--- START Given data ---
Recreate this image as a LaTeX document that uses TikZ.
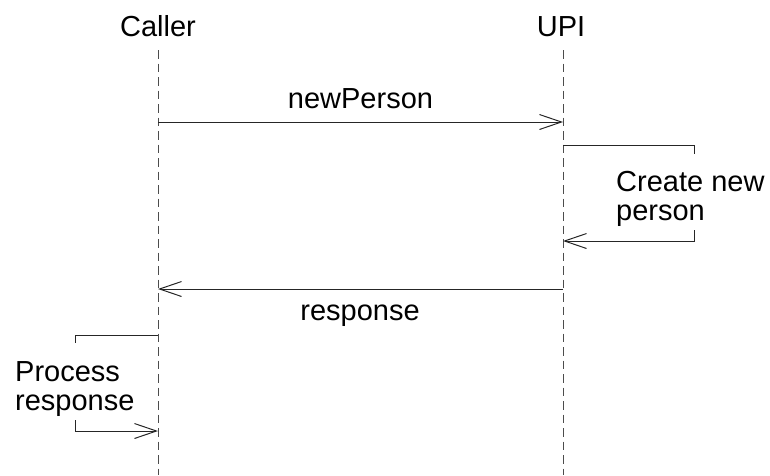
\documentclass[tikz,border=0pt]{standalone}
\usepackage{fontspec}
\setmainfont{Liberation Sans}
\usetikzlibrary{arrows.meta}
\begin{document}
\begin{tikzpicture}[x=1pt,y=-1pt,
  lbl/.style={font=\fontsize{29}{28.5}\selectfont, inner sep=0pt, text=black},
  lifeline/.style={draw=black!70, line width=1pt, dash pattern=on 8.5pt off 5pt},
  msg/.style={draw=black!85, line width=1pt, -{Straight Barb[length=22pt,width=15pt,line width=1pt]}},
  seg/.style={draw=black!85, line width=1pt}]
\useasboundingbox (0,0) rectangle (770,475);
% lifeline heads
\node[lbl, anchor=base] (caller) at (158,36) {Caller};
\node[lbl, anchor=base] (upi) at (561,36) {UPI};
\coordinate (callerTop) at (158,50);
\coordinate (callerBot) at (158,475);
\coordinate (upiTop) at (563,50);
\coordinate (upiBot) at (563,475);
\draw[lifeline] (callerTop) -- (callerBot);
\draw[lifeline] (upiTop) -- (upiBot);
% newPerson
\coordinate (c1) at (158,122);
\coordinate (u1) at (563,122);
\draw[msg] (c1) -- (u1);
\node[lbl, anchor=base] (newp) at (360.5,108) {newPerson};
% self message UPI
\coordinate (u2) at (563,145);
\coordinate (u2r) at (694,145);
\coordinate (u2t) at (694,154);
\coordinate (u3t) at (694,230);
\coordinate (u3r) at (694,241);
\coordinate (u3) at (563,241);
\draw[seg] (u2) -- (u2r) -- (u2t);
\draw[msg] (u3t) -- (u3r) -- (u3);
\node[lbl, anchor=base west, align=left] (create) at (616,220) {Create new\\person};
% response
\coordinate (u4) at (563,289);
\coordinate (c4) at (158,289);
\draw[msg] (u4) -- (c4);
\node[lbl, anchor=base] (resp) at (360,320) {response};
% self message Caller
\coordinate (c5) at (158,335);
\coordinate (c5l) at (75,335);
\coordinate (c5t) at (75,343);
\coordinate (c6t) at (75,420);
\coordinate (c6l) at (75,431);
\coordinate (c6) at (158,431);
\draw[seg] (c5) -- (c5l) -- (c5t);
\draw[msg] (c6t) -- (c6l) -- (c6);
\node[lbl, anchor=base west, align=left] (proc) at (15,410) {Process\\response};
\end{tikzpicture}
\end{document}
--- END Given data ---
Exercise objective: Except for the pictures, give all the material above again verbatim.

Full response:
Recreate this image as a LaTeX document that uses TikZ.
\documentclass[tikz,border=0pt]{standalone}
\usepackage{fontspec}
\setmainfont{Liberation Sans}
\usetikzlibrary{arrows.meta}
\begin{document}
\begin{tikzpicture}[x=1pt,y=-1pt,
  lbl/.style={font=\fontsize{29}{28.5}\selectfont, inner sep=0pt, text=black},
  lifeline/.style={draw=black!70, line width=1pt, dash pattern=on 8.5pt off 5pt},
  msg/.style={draw=black!85, line width=1pt, -{Straight Barb[length=22pt,width=15pt,line width=1pt]}},
  seg/.style={draw=black!85, line width=1pt}]
\useasboundingbox (0,0) rectangle (770,475);
% lifeline heads
\node[lbl, anchor=base] (caller) at (158,36) {Caller};
\node[lbl, anchor=base] (upi) at (561,36) {UPI};
\coordinate (callerTop) at (158,50);
\coordinate (callerBot) at (158,475);
\coordinate (upiTop) at (563,50);
\coordinate (upiBot) at (563,475);
\draw[lifeline] (callerTop) -- (callerBot);
\draw[lifeline] (upiTop) -- (upiBot);
% newPerson
\coordinate (c1) at (158,122);
\coordinate (u1) at (563,122);
\draw[msg] (c1) -- (u1);
\node[lbl, anchor=base] (newp) at (360.5,108) {newPerson};
% self message UPI
\coordinate (u2) at (563,145);
\coordinate (u2r) at (694,145);
\coordinate (u2t) at (694,154);
\coordinate (u3t) at (694,230);
\coordinate (u3r) at (694,241);
\coordinate (u3) at (563,241);
\draw[seg] (u2) -- (u2r) -- (u2t);
\draw[msg] (u3t) -- (u3r) -- (u3);
\node[lbl, anchor=base west, align=left] (create) at (616,220) {Create new\\person};
% response
\coordinate (u4) at (563,289);
\coordinate (c4) at (158,289);
\draw[msg] (u4) -- (c4);
\node[lbl, anchor=base] (resp) at (360,320) {response};
% self message Caller
\coordinate (c5) at (158,335);
\coordinate (c5l) at (75,335);
\coordinate (c5t) at (75,343);
\coordinate (c6t) at (75,420);
\coordinate (c6l) at (75,431);
\coordinate (c6) at (158,431);
\draw[seg] (c5) -- (c5l) -- (c5t);
\draw[msg] (c6t) -- (c6l) -- (c6);
\node[lbl, anchor=base west, align=left] (proc) at (15,410) {Process\\response};
\end{tikzpicture}
\end{document}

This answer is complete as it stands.